Temperatures will be a bit higher than normal in the afternoons this week. Take care of chores early in the day – then enjoy the afternoon. It’s time to smell the roses.

* Plant, plant, plant! It’s prime planting season in the Sacramento area. If you haven’t already, it’s time to set out those tomato transplants along with peppers and eggplants. Pinch off any flowers on new transplants to make them concentrate on establishing roots instead of setting premature fruit.

* Direct-seed melons, cucumbers, summer squash, corn, radishes, pumpkins and annual herbs such as basil.

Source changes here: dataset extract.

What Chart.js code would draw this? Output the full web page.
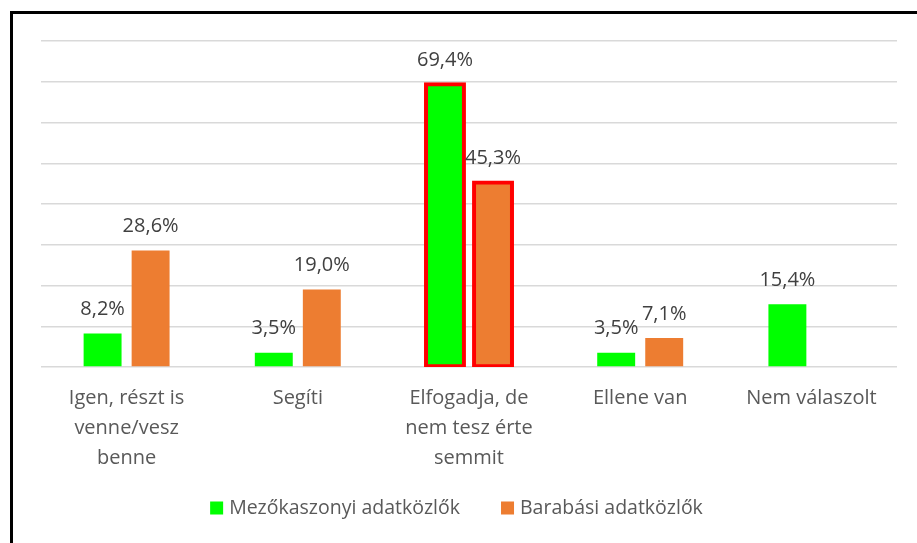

* Harvest cabbage, lettuce, peas and green onions.

* In the flower garden, direct-seed sunflowers, cosmos, salvia, zinnias, marigolds, celosia and asters.

* Plant dahlia tubers. Other perennials to set out include verbena, coreopsis, coneflower and astilbe.

* Transplant petunias, marigolds and perennial flowers such as astilbe, columbine, coneflowers, coreopsis, dahlias, rudbeckia and verbena.

* Keep an eye out for slugs, snails, earwigs and aphids that want to dine on tender new growth.

* Feed summer bloomers with a balanced fertilizer.

* For continued bloom, cut off spent flowers on roses as well as other flowering plants.

* Don’t forget to water. Seedlings need moisture. Deep watering will help build strong roots and healthy plants.

* Add mulch to the garden to help keep that precious water from evaporating. Mulch also cuts down on weeds. But don’t let it mound around the stems or trunks of trees or shrubs. Leave about a 6-inch to 1-foot circle to avoid crown rot or other problems.